Companies, including General Electric, have defended their efforts in reshoring - moving work back to a company's country of origin - by citing a variety of factors.
These include lower energy costs in the US, largely due to discoveries of natural gas, that are helping to drive down operating and transportation expenses and labor-cost advantages caused by the narrowing wage gap between Chinese and US workers.
The steady appreciation of the yuan has also diminished the currency-exchange advantage that made China a hugely successful exporter.
With this latest twist in the global hunt for supply-chain efficiency, the expected increase in consumption among China's 1.37 billion people could provide a lucrative market for factories originally designed to produce goods for export to the US, an established practice known as offshoring, or offshore outsourcing.
Experts agree that one thing is certain, reshoring - sometimes also referred to as "onshoring" - must make financial sense, or a company won't even discuss it. Meanwhile, the calculations have to include the fate of manufacturing capacity in China, in which many companies have invested heavily.
"Today we see an economic situation where a strong case can be made for many products - that they should be made closer to the customers," said William Scheller, a professor of industrial engineering at Kettering University in Michigan.

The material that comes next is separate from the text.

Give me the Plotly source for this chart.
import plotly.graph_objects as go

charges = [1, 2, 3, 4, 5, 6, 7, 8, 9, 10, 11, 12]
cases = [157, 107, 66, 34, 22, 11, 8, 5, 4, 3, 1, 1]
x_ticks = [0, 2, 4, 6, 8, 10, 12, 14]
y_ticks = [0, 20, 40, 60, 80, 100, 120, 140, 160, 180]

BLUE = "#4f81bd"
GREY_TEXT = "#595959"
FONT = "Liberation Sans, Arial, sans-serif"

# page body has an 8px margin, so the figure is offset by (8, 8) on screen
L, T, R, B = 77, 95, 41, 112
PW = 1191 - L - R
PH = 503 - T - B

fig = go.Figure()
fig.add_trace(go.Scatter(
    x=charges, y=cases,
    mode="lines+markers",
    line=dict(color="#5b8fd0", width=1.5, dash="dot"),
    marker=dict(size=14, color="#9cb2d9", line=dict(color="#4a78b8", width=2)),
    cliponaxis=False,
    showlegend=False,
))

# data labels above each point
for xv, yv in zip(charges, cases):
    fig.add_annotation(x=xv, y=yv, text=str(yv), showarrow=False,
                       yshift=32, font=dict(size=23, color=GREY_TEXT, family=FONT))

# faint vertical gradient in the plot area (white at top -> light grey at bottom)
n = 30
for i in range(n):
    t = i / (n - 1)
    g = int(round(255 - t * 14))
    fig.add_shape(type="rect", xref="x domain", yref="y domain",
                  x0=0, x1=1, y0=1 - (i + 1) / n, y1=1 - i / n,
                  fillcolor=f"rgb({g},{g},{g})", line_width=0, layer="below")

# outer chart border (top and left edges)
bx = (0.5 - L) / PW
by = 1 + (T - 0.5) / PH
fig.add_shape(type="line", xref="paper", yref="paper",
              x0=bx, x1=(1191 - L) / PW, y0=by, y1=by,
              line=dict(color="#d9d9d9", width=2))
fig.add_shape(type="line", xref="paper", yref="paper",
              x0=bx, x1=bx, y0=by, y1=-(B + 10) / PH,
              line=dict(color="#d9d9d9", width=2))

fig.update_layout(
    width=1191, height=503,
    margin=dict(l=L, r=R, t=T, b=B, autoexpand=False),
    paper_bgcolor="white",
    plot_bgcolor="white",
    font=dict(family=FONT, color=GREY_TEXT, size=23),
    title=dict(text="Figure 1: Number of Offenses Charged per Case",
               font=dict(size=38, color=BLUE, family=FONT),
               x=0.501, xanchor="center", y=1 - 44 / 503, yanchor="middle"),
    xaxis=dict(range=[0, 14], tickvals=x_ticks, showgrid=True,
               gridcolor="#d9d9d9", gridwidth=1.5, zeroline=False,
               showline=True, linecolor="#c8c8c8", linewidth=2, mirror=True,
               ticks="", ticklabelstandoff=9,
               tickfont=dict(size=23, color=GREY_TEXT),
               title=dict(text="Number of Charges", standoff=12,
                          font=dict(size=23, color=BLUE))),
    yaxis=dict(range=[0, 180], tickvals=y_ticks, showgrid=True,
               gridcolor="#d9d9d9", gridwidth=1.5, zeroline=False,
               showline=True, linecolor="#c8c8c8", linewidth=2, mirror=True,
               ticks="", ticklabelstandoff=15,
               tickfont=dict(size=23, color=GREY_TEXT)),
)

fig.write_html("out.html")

GE's Chairman and CEO Jeffrey Immelt has led the industrial conglomerate's reshoring initiative. One notable example has been the addition of more than 1,000 jobs to GE's "lean manufacturing" site for large household appliances in Louisville, Kentucky. The company said offshoring has ceased to provide the cost savings that once justified overseas production of refrigerators and washing machines that were subsequently shipped to the US. GE also received tax breaks of $17 million from the state and local governments to entice it to add the jobs in Louisville.